Is this the voice of a stupidly delusional teen, or one who let slip that they’re out of harm’s way because they’re the ones doing the harming? It doesn’t help that Amma admitted she was friendly with both murdered girls, especially since they didn’t fit the profile — yes, looks and behavioral — of her other friends. But the most reasonable theory is this: If Amma is the killer, she’s continuing the circle of trauma brought forth by her mother.
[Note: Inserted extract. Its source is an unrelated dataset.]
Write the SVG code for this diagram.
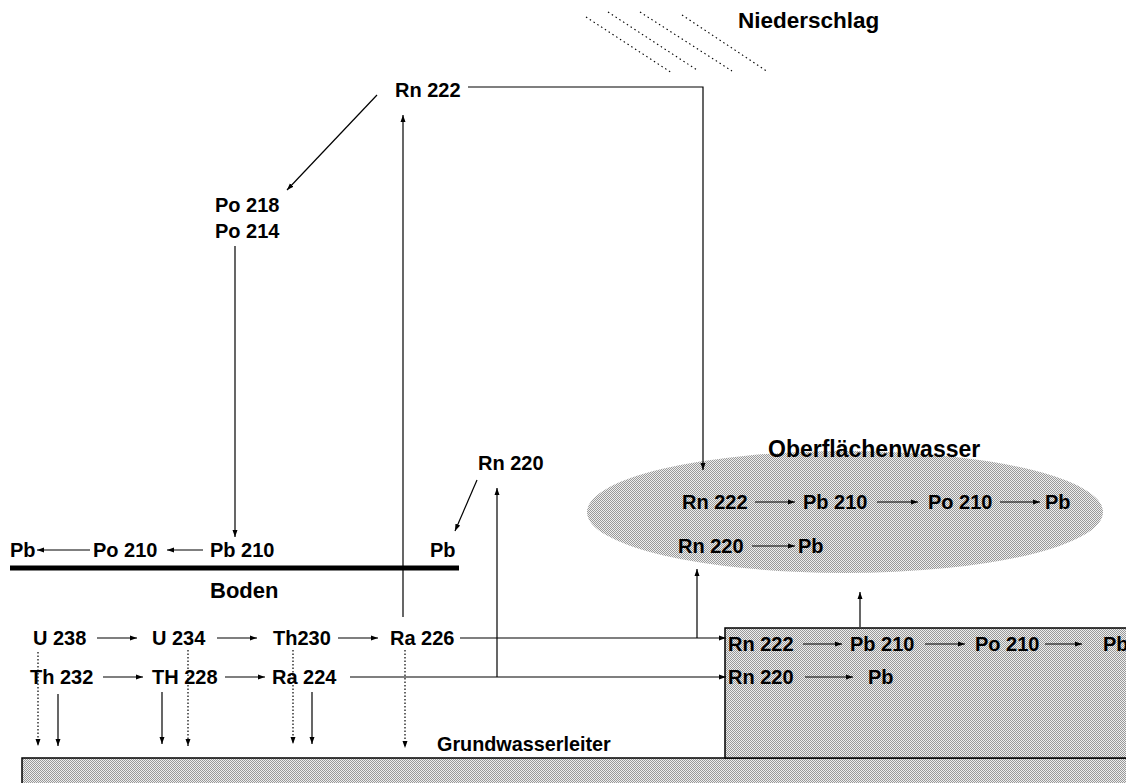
<svg xmlns="http://www.w3.org/2000/svg" width="1126" height="783" viewBox="0 0 1126 783">
<style>
text{font-family:"Liberation Sans",Arial,sans-serif;font-weight:bold;font-size:20px;fill:#000}
.ln{stroke:#000;stroke-width:1.2;fill:none}
.dot{stroke:#000;stroke-width:1.2;fill:none;stroke-dasharray:1.5 2}
.rain{stroke:#000;stroke-width:1.1;fill:none;stroke-dasharray:1.5 3}
</style>
<defs>
<pattern id="dith" width="2" height="2" patternUnits="userSpaceOnUse">
<rect width="2" height="2" fill="#eeeeee" shape-rendering="crispEdges"/>
<rect width="1" height="1" fill="#999999" shape-rendering="crispEdges"/>
<rect x="1" y="1" width="1" height="1" fill="#999999" shape-rendering="crispEdges"/>
</pattern>
<marker id="ah" markerWidth="8" markerHeight="6" refX="7" refY="3" orient="auto" markerUnits="userSpaceOnUse">
<path d="M0,0.5 L7,3 L0,5.5 Z" fill="#000"/>
</marker>
</defs>

<g id="rain">
<line class="rain" x1="586" y1="17" x2="672" y2="73"/>
<line class="rain" x1="608" y1="12" x2="697" y2="70"/>
<line class="rain" x1="640" y1="12" x2="732" y2="71"/>
<line class="rain" x1="682" y1="15" x2="768" y2="72"/>
</g>
<g id="niederschlag"><text x="738" y="28" style="font-size:22.5px">Niederschlag</text></g>

<g id="grundwasser-base">
<rect x="22" y="758" width="1110" height="30" fill="url(#dith)" stroke="#000" stroke-width="1.5"/>
</g>
<g id="grundwasser-block">
<rect x="725" y="628" width="410" height="130" fill="url(#dith)" stroke="#000" stroke-width="1.5"/>
</g>
<g id="oberflaechenwasser">
<ellipse cx="845" cy="512" rx="258" ry="61" fill="url(#dith)"/>
<text x="768" y="457" style="font-size:23px">Oberflächenwasser</text>
</g>

<g id="boden">
<line x1="10" y1="568" x2="459" y2="568" stroke="#000" stroke-width="5"/>
<text x="210" y="598" style="font-size:22px">Boden</text>
</g>
<g id="grundwasserleiter"><text x="437" y="751" style="font-size:19.8px">Grundwasserleiter</text></g>

<g id="nodes">
<g id="rn222-top"><text x="395" y="97">Rn 222</text></g>
<g id="po218"><text x="215" y="212">Po 218</text></g>
<g id="po214"><text x="215" y="238">Po 214</text></g>
<g id="pb-left"><text x="10" y="557">Pb</text></g>
<g id="po210-soil"><text x="93" y="557">Po 210</text></g>
<g id="pb210-soil"><text x="210" y="557">Pb 210</text></g>
<g id="pb-right"><text x="430" y="557">Pb</text></g>
<g id="rn220-top"><text x="478" y="470">Rn 220</text></g>
<g id="u238"><text x="33" y="645">U 238</text></g>
<g id="u234"><text x="152" y="645">U 234</text></g>
<g id="th230"><text x="273" y="645">Th230</text></g>
<g id="ra226"><text x="390" y="645">Ra 226</text></g>
<g id="th232"><text x="30" y="684">Th 232</text></g>
<g id="th228"><text x="152" y="684">TH 228</text></g>
<g id="ra224"><text x="272" y="684">Ra 224</text></g>
<g id="ow-rn222"><text x="682" y="509">Rn 222</text></g>
<g id="ow-pb210"><text x="803" y="509">Pb 210</text></g>
<g id="ow-po210"><text x="928" y="509">Po 210</text></g>
<g id="ow-pb"><text x="1045" y="509">Pb</text></g>
<g id="ow-rn220"><text x="678" y="553">Rn 220</text></g>
<g id="ow-pb2"><text x="798" y="553">Pb</text></g>
<g id="gw-rn222"><text x="728" y="651">Rn 222</text></g>
<g id="gw-pb210"><text x="850" y="651">Pb 210</text></g>
<g id="gw-po210"><text x="975" y="651">Po 210</text></g>
<g id="gw-pb"><text x="1103" y="651">Pb</text></g>
<g id="gw-rn220"><text x="728" y="684">Rn 220</text></g>
<g id="gw-pb2"><text x="868" y="684">Pb</text></g>
</g>

<g id="connectors">
<polyline class="ln" points="468,87 703,87 703,470" marker-end="url(#ah)"/>
<line class="ln" x1="377" y1="95" x2="287" y2="190" marker-end="url(#ah)"/>
<line class="ln" x1="235" y1="246" x2="235" y2="537" marker-end="url(#ah)"/>
<line class="ln" x1="403" y1="617" x2="403" y2="115" marker-end="url(#ah)"/>
<line class="ln" x1="90" y1="550" x2="37" y2="550" marker-end="url(#ah)"/>
<line class="ln" x1="203" y1="550" x2="167" y2="550" marker-end="url(#ah)"/>
<line class="ln" x1="477" y1="480" x2="455" y2="531" marker-end="url(#ah)"/>
<line class="ln" x1="497" y1="677" x2="497" y2="488" marker-end="url(#ah)"/>
<line class="ln" x1="97" y1="638" x2="137" y2="638" marker-end="url(#ah)"/>
<line class="ln" x1="217" y1="638" x2="257" y2="638" marker-end="url(#ah)"/>
<line class="ln" x1="338" y1="638" x2="378" y2="638" marker-end="url(#ah)"/>
<line class="ln" x1="460" y1="638" x2="726" y2="638" marker-end="url(#ah)"/>
<line class="ln" x1="103" y1="677" x2="143" y2="677" marker-end="url(#ah)"/>
<line class="ln" x1="225" y1="677" x2="265" y2="677" marker-end="url(#ah)"/>
<line class="ln" x1="350" y1="677" x2="726" y2="677" marker-end="url(#ah)"/>
<line class="ln" x1="697" y1="638" x2="697" y2="569" marker-end="url(#ah)"/>
<line class="ln" x1="860" y1="627" x2="860" y2="592" marker-end="url(#ah)"/>
<line class="ln" x1="755" y1="502" x2="795" y2="502" marker-end="url(#ah)"/>
<line class="ln" x1="877" y1="502" x2="918" y2="502" marker-end="url(#ah)"/>
<line class="ln" x1="1000" y1="502" x2="1040" y2="502" marker-end="url(#ah)"/>
<line class="ln" x1="752" y1="546" x2="795" y2="546" marker-end="url(#ah)"/>
<line class="ln" x1="803" y1="644" x2="842" y2="644" marker-end="url(#ah)"/>
<line class="ln" x1="925" y1="644" x2="965" y2="644" marker-end="url(#ah)"/>
<line class="ln" x1="1045" y1="644" x2="1082" y2="644" marker-end="url(#ah)"/>
<line class="ln" x1="805" y1="677" x2="853" y2="677" marker-end="url(#ah)"/>
<line class="dot" x1="38" y1="652" x2="38" y2="746" marker-end="url(#ah)"/>
<line class="ln" x1="58" y1="694" x2="58" y2="746" marker-end="url(#ah)"/>
<line class="ln" x1="162" y1="692" x2="162" y2="744" marker-end="url(#ah)"/>
<line class="dot" x1="188" y1="650" x2="188" y2="746" marker-end="url(#ah)"/>
<line class="dot" x1="293" y1="650" x2="293" y2="744" marker-end="url(#ah)"/>
<line class="ln" x1="312" y1="692" x2="312" y2="744" marker-end="url(#ah)"/>
<line class="dot" x1="405" y1="650" x2="405" y2="748" marker-end="url(#ah)"/>
</g>
</svg>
We initially passed Jackie (Elizabeth Perkins) off as a boozy, quasi-spiritual presence in Wind Gap, who’d much rather kick back a dozen gins and don the finest muumuus than float among the town’s drama. (Why get directly involved when you can just gossip about it, anyway?) Her pill-roulette meeting with Camille changed all of that, though. And quick. Not only did we discover Jackie had personally investigated the death of Marian and knows the truth about Adora, but she did nothing about it, owing to the odds stacked against her going up against the town’s golden woman. (“Who the fuck was gonna believe me?”) But wouldn’t someone have believed Jackie in another town, another police jurisdiction, or another hospital, if she tried to get the word out? A life of isolation and alcoholism in her empty home — with no apparent family in the immediate area — coupled with years of harboring this dangerous secret could’ve lead her to lash out against teenage girls of Marion’s age, teenage girls who were developing special relationships to Adora, no less. Don’t you believe she could wield some pliers if she put her mind to it?
Everybody in Wind Gap
Bless this Reddit user for adding a bit of levity to an otherwise very gruesome murder-mystery. What if the town, in an act of Hot Fuzz–esque defiant behavior, banded together to rid themselves of its most “undesirable” — to them, those who don’t live up to their high southern standards of decorum — young people? It would provide easy alibis for everyone if the townspeople had a constant carousel of murderers, that’s for sure.